→ Task objective
Write out the listing from the line with "Generate a Python" to the line with "ax.bar(x + off, vals, width, color=c, label=yr, zorder=3)", both lines included, exactly and nothing beyond. Leave pictures out.

[start Dataset extract]

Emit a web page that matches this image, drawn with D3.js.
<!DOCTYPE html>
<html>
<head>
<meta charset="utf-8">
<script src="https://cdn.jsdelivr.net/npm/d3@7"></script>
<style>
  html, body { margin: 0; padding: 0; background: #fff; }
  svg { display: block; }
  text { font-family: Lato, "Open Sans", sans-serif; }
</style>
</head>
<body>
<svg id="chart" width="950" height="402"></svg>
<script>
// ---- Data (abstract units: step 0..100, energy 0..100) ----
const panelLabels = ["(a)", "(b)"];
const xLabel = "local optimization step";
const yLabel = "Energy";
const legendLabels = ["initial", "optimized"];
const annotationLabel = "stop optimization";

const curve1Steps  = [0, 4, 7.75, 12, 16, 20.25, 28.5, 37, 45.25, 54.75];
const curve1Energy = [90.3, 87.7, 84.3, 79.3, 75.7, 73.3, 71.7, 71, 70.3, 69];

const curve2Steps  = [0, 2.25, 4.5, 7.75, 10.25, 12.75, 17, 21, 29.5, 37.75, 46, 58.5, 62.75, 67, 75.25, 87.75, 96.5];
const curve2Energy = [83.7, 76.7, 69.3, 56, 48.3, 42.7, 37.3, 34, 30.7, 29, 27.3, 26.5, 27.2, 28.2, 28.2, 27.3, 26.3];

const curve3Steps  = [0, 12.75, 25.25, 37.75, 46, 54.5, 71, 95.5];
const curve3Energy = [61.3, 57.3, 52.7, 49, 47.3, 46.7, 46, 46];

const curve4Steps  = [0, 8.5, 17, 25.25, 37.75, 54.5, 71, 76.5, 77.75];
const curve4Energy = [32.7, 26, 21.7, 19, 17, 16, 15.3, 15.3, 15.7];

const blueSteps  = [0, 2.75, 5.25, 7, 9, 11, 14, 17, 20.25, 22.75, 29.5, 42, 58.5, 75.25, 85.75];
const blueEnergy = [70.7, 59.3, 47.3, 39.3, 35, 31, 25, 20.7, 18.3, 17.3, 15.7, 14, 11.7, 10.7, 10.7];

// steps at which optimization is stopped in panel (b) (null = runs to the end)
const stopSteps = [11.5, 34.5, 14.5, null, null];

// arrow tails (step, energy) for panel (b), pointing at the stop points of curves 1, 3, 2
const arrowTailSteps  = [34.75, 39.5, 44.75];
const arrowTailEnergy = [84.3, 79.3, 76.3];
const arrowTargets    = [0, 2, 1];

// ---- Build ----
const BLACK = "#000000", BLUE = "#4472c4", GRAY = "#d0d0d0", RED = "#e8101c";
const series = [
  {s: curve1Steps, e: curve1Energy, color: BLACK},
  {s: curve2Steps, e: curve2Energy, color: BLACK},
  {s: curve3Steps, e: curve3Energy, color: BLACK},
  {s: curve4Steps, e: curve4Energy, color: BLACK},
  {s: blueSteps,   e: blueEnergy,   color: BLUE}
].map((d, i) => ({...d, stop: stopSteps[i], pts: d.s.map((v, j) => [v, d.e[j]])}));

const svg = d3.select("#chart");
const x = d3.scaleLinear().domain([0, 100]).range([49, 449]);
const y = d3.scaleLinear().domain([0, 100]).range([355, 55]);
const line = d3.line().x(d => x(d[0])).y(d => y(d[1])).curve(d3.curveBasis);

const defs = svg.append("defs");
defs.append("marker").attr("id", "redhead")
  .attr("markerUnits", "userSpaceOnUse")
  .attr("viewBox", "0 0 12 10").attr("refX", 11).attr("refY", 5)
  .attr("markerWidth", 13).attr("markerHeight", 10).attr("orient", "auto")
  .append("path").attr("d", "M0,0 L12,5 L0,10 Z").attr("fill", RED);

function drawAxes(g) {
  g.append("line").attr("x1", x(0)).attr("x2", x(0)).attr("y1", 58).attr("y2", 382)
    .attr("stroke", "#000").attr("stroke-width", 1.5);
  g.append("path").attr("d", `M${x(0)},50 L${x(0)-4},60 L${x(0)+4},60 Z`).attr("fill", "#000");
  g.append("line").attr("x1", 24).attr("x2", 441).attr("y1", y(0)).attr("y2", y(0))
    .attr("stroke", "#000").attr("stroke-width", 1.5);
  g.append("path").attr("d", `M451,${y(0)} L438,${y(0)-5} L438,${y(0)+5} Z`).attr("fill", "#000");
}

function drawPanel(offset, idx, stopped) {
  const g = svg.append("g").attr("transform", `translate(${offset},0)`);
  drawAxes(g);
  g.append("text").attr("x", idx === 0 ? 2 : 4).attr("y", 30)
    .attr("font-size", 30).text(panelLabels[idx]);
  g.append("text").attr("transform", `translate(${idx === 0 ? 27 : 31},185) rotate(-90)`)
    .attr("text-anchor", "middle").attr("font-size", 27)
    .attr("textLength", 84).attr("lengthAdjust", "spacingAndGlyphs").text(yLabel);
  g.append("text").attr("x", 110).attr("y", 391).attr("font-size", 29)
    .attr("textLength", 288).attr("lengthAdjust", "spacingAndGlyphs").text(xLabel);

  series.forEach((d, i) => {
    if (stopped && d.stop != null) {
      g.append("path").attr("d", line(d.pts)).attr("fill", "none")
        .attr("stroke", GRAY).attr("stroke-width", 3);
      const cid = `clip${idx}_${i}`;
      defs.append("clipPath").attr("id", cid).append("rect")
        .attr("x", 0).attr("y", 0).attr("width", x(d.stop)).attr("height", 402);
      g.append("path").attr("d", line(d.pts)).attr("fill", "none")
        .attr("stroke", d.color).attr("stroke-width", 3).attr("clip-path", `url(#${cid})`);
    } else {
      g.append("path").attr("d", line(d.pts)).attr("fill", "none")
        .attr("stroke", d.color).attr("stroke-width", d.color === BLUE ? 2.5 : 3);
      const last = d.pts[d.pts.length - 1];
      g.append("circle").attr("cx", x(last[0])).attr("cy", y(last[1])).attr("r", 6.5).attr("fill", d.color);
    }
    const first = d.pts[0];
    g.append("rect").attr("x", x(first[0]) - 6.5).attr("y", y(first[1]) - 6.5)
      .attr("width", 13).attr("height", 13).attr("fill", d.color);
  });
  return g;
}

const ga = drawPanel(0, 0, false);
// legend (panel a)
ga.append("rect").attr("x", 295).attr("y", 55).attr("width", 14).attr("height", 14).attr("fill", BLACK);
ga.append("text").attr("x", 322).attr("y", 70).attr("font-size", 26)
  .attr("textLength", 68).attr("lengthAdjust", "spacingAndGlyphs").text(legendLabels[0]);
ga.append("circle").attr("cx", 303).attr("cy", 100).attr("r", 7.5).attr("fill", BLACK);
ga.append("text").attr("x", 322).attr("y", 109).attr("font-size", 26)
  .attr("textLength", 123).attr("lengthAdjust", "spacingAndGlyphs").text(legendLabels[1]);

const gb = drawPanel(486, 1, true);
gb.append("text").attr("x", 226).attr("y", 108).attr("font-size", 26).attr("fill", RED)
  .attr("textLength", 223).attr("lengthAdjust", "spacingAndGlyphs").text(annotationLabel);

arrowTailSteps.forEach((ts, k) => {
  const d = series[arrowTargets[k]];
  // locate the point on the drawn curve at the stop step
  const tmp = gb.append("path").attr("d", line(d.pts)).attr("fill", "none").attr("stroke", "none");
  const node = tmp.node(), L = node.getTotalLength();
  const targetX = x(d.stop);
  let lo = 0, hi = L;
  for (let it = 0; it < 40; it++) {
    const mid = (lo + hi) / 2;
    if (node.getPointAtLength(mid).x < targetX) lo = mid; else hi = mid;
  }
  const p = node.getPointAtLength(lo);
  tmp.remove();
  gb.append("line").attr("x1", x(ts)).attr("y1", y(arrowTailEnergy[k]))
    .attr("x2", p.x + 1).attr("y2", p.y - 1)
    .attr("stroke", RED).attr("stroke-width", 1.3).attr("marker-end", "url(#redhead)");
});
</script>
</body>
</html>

[end Dataset extract]
[start Dataset extract]

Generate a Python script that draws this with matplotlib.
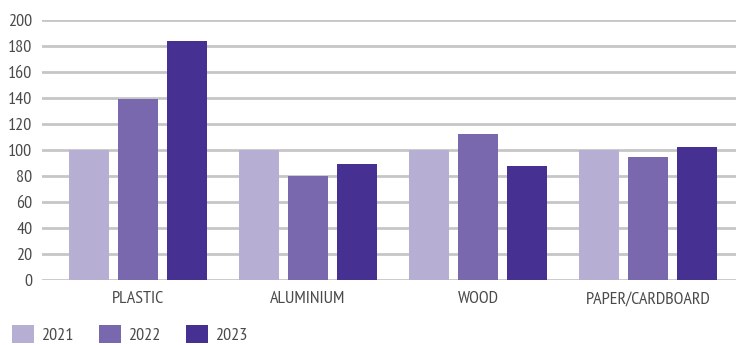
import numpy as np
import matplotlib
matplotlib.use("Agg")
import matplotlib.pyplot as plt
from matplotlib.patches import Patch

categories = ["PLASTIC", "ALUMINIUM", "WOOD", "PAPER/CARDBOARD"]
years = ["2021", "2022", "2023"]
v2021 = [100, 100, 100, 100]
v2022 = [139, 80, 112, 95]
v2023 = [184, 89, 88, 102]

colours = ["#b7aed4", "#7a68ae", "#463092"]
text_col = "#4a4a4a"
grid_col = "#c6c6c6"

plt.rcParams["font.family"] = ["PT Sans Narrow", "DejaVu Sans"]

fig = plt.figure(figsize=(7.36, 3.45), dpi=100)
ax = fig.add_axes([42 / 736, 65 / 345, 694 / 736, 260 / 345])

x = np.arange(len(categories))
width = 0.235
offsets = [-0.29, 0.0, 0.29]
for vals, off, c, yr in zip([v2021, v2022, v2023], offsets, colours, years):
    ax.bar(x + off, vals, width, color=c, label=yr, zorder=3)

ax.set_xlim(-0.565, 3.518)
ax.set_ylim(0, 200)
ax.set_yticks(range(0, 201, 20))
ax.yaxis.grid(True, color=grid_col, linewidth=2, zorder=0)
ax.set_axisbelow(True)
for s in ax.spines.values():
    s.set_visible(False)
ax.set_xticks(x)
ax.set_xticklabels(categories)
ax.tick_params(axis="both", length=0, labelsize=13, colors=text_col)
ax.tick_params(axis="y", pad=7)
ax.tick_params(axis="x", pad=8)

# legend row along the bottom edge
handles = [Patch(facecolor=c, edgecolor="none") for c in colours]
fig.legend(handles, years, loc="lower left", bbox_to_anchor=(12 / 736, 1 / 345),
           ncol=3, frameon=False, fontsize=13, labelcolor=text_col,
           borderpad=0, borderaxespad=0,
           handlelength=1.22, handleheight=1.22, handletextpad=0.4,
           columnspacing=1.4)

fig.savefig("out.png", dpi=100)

[end Dataset extract]

→ Response to this task
Generate a Python script that draws this with matplotlib.
import numpy as np
import matplotlib
matplotlib.use("Agg")
import matplotlib.pyplot as plt
from matplotlib.patches import Patch

categories = ["PLASTIC", "ALUMINIUM", "WOOD", "PAPER/CARDBOARD"]
years = ["2021", "2022", "2023"]
v2021 = [100, 100, 100, 100]
v2022 = [139, 80, 112, 95]
v2023 = [184, 89, 88, 102]

colours = ["#b7aed4", "#7a68ae", "#463092"]
text_col = "#4a4a4a"
grid_col = "#c6c6c6"

plt.rcParams["font.family"] = ["PT Sans Narrow", "DejaVu Sans"]

fig = plt.figure(figsize=(7.36, 3.45), dpi=100)
ax = fig.add_axes([42 / 736, 65 / 345, 694 / 736, 260 / 345])

x = np.arange(len(categories))
width = 0.235
offsets = [-0.29, 0.0, 0.29]
for vals, off, c, yr in zip([v2021, v2022, v2023], offsets, colours, years):
    ax.bar(x + off, vals, width, color=c, label=yr, zorder=3)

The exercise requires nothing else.